This work addresses the vulnerability of mobile vision-language model (VLM)-based agents to environmental injection attacks—such as deceptive notifications and overlay windows—in dynamic GUI environments, which cause perceptual inaccuracies and erroneous actions. Methodologically, we construct the first Android-specific benchmark for evaluating environmental injection robustness: adversarial UI elements are dynamically injected into a real Android emulator; automated assessment is performed via screenshot sequences, action trajectories, and multimodal playback; and a fine-grained failure analysis protocol—leveraging a judge LLM—is introduced to precisely localize failures in perception, recognition, or reasoning. Our contributions include: (1) establishing environmental injection as a novel threat paradigm for mobile VLM agents; (2) developing an executable, reproducible dynamic evaluation framework; and (3) empirically demonstrating severe robustness deficiencies across state-of-the-art VLM-based agents—thereby providing a foundational benchmark and empirical basis for future defense research.
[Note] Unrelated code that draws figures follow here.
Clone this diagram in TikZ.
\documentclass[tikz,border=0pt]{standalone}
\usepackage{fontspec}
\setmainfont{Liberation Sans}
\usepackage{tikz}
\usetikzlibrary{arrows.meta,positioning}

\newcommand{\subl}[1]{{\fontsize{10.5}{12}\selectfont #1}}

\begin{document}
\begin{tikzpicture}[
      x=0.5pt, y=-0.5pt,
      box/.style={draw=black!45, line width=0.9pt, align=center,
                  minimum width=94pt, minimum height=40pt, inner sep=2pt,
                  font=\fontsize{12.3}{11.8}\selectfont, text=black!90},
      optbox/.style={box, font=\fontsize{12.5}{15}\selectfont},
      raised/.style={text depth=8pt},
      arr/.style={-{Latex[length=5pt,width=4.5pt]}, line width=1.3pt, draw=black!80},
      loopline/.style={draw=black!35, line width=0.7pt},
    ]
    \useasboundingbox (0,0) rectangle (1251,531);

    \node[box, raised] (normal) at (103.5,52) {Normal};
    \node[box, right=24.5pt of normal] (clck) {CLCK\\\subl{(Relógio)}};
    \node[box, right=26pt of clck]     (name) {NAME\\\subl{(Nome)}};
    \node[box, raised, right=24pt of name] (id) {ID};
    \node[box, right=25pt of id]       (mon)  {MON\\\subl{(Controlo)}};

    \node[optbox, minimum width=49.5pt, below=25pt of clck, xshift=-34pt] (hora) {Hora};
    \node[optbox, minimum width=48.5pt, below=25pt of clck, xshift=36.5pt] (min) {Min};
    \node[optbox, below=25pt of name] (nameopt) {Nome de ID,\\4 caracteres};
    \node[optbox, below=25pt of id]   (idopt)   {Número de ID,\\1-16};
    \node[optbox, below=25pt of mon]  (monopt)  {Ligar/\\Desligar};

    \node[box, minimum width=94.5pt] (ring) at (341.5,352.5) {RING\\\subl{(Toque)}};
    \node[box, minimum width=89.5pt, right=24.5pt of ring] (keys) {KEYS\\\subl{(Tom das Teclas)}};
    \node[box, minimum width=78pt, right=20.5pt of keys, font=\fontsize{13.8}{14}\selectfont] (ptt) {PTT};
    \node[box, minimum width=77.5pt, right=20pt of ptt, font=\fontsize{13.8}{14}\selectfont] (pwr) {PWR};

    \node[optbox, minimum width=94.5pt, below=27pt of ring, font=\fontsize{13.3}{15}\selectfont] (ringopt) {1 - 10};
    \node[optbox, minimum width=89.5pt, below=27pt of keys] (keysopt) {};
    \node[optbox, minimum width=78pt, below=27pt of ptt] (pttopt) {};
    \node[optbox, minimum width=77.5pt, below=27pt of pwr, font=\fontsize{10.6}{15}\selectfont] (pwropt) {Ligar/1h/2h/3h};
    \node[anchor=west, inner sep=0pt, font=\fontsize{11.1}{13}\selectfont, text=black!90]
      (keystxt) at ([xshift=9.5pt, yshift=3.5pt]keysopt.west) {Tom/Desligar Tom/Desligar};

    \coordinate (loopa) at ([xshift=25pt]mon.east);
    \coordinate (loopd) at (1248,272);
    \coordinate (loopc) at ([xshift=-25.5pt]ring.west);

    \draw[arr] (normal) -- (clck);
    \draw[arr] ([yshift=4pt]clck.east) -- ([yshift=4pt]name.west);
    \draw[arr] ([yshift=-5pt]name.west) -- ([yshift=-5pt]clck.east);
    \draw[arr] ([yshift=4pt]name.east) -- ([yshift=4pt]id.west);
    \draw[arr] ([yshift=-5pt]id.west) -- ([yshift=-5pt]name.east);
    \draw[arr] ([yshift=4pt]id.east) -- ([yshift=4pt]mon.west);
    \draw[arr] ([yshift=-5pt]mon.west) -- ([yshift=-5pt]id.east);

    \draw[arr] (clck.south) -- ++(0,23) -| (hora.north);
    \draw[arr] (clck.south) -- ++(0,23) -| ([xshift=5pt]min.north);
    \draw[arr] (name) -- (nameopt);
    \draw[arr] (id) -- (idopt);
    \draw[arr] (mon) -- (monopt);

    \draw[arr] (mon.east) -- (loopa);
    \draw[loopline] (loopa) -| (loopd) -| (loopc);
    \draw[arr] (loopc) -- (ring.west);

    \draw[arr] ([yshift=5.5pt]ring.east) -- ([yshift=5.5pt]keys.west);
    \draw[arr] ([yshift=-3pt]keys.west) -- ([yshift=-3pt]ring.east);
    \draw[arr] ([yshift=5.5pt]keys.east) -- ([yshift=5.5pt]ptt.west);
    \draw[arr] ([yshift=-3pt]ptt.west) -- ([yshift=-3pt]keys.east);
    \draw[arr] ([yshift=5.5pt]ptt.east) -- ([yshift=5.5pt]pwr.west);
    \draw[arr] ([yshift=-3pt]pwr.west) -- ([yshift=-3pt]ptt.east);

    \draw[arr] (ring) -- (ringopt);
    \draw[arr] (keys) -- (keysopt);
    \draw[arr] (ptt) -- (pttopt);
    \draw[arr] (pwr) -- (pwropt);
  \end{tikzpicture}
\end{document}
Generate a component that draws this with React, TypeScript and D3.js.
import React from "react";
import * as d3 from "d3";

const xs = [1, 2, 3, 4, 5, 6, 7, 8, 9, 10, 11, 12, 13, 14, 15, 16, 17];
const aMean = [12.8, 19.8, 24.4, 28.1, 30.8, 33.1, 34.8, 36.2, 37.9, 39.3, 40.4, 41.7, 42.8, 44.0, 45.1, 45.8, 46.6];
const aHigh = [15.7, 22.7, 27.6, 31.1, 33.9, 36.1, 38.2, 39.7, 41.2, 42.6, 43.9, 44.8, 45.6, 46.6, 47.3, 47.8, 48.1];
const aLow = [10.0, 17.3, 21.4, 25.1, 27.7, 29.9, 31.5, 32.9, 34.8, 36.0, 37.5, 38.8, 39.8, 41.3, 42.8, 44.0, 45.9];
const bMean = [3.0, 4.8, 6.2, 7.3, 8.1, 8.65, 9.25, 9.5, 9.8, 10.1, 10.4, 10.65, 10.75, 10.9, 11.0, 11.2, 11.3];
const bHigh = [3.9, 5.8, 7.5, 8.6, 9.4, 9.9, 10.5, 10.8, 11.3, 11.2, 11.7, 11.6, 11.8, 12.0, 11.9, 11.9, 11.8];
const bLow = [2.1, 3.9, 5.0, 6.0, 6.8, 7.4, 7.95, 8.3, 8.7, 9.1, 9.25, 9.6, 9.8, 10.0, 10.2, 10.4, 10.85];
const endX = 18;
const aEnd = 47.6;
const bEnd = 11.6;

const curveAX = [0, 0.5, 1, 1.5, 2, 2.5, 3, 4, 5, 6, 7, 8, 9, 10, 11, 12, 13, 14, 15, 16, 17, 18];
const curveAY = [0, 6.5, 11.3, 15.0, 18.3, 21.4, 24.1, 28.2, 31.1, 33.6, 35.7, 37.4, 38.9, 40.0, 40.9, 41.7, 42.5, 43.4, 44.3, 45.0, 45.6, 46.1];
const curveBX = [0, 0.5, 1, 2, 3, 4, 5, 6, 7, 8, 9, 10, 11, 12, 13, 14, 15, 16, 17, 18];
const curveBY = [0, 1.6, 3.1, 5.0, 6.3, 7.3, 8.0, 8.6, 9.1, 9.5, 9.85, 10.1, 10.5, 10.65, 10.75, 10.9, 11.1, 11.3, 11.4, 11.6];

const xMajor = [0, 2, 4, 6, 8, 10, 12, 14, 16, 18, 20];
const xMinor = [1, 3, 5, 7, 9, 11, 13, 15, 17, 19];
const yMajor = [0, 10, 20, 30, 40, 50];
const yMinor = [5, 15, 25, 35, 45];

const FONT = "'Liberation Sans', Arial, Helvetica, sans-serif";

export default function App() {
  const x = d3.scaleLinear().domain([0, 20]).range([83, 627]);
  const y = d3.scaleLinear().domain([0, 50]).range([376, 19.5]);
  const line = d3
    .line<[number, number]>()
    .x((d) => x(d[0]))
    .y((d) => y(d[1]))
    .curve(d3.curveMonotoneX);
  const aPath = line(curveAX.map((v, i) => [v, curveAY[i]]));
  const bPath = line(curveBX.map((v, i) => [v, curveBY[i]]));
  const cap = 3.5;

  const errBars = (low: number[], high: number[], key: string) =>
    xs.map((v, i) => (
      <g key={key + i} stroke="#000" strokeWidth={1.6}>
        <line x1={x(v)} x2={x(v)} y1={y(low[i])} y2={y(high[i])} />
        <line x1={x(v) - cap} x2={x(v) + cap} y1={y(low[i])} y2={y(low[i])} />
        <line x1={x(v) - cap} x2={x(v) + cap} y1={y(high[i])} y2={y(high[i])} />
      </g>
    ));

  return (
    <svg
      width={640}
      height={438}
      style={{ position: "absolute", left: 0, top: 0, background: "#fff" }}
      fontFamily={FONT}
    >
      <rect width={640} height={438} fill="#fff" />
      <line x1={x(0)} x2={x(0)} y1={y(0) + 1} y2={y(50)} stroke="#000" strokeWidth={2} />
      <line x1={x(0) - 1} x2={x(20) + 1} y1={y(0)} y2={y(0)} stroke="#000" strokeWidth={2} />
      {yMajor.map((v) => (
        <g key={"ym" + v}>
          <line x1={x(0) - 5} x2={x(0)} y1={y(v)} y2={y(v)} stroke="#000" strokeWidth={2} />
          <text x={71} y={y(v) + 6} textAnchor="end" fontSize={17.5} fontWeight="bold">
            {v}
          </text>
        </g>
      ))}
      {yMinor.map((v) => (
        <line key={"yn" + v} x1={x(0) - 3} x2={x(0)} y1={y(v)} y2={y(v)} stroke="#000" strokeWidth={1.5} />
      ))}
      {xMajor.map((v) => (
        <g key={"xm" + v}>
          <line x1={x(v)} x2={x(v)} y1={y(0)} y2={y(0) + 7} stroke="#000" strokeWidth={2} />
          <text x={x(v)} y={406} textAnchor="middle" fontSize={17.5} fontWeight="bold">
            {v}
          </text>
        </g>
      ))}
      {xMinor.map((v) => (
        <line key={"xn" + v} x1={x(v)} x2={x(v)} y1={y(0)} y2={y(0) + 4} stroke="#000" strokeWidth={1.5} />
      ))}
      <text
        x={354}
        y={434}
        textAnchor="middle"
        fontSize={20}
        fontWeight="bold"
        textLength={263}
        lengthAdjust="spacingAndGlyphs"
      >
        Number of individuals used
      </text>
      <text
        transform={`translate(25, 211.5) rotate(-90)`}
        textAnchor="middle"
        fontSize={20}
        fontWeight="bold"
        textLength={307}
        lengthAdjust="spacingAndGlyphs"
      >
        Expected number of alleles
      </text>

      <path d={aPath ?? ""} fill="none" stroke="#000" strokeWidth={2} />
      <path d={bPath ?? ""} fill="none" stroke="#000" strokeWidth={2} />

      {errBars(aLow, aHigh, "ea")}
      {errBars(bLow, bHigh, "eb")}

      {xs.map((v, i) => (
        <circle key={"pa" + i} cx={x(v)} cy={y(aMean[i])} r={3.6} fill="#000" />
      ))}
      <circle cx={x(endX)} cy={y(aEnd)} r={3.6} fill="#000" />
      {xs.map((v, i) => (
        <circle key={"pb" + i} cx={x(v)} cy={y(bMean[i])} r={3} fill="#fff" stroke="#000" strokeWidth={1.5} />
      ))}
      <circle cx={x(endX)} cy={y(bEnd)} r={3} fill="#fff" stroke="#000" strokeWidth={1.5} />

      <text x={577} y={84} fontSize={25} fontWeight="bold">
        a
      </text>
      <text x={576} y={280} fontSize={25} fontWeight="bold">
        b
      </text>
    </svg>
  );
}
Vision-Language Models (VLMs) are increasingly deployed as autonomous agents to navigate mobile graphical user interfaces (GUIs). Operating in dynamic on-device ecosystems, which include notifications, pop-ups, and inter-app interactions, exposes them to a unique and underexplored threat vector: environmental injection. Unlike prompt-based attacks that manipulate textual instructions, environmental injection corrupts an agent's visual perception by inserting adversarial UI elements (for example, deceptive overlays or spoofed notifications) directly into the GUI. This bypasses textual safeguards and can derail execution, causing privacy leakage, financial loss, or irreversible device compromise. To systematically evaluate this threat, we introduce GhostEI-Bench, the first benchmark for assessing mobile agents under environmental injection attacks within dynamic, executable environments. Moving beyond static image-based assessments, GhostEI-Bench injects adversarial events into realistic application workflows inside fully operational Android emulators and evaluates performance across critical risk scenarios. We further propose a judge-LLM protocol that conducts fine-grained failure analysis by reviewing the agent's action trajectory alongside the corresponding screenshot sequence, pinpointing failure in perception, recognition, or reasoning. Comprehensive experiments on state-of-the-art agents reveal pronounced vulnerability to deceptive environmental cues: current models systematically fail to perceive and reason about manipulated UIs. GhostEI-Bench provides a framework for quantifying and mitigating this emerging threat, paving the way toward more robust and secure embodied agents.